Colombian President Juan Maunel Santos on Monday thanked his U.S. counterpart Barack Obama after the latter sent a long-stalled free trade agreement (FTA) between the two countries to Congress for approval.
“I welcome this step very much because fundamentally it means more economic growth and more jobs,” Santos said at a press conference in the Colombian capital Bogota.
According to Santos, Obama “has kept his word.
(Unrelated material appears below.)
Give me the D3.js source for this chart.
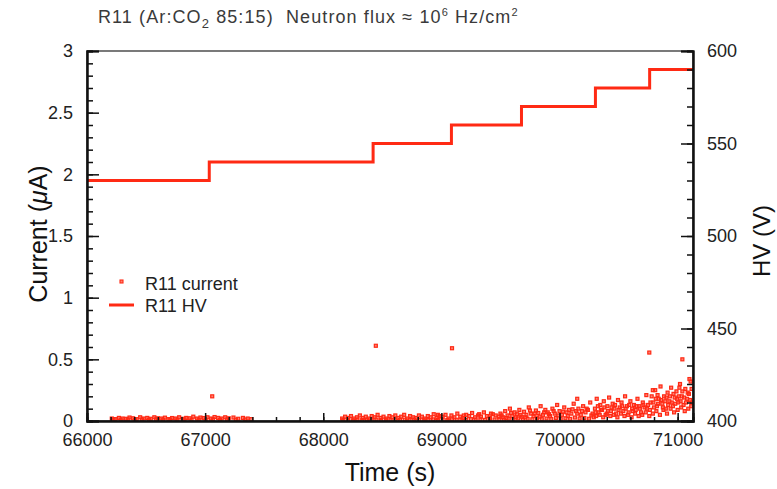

This was what he promised to do.”
The Colombian President called on Democrats and Republicans “to ratify the free trade agreement quickly and through this significantly strengthen the relations between the two countries significantly.”
Colombia and the U.S. signed the FTA in 2006. However, despite efforts from then-President George W. Bush to push it through before the end of his term, Bush’s Democratic opponents blocked the bill citing concerns over Colombia’s human rights record.
Since assuming power in 2008, President Obama has said he will push for approval of the CPTA as long as Colombia offers concrete proof of improvements in its human rights and labor record.
Earlier this year, the U.S and Colombia agreed a Labor Action Plan to address concerns over assassinations, violence and intimidation against unionists and abuse of workers.
While it has been broadly welcomed, the plan has come under criticism from unions and human rights groups for failing to alter the situation on the ground.
The CPTA has also been delayed by partisan political squabbling in the U.S, most recently over the inclusion of a retraining program for workers displaced by trade.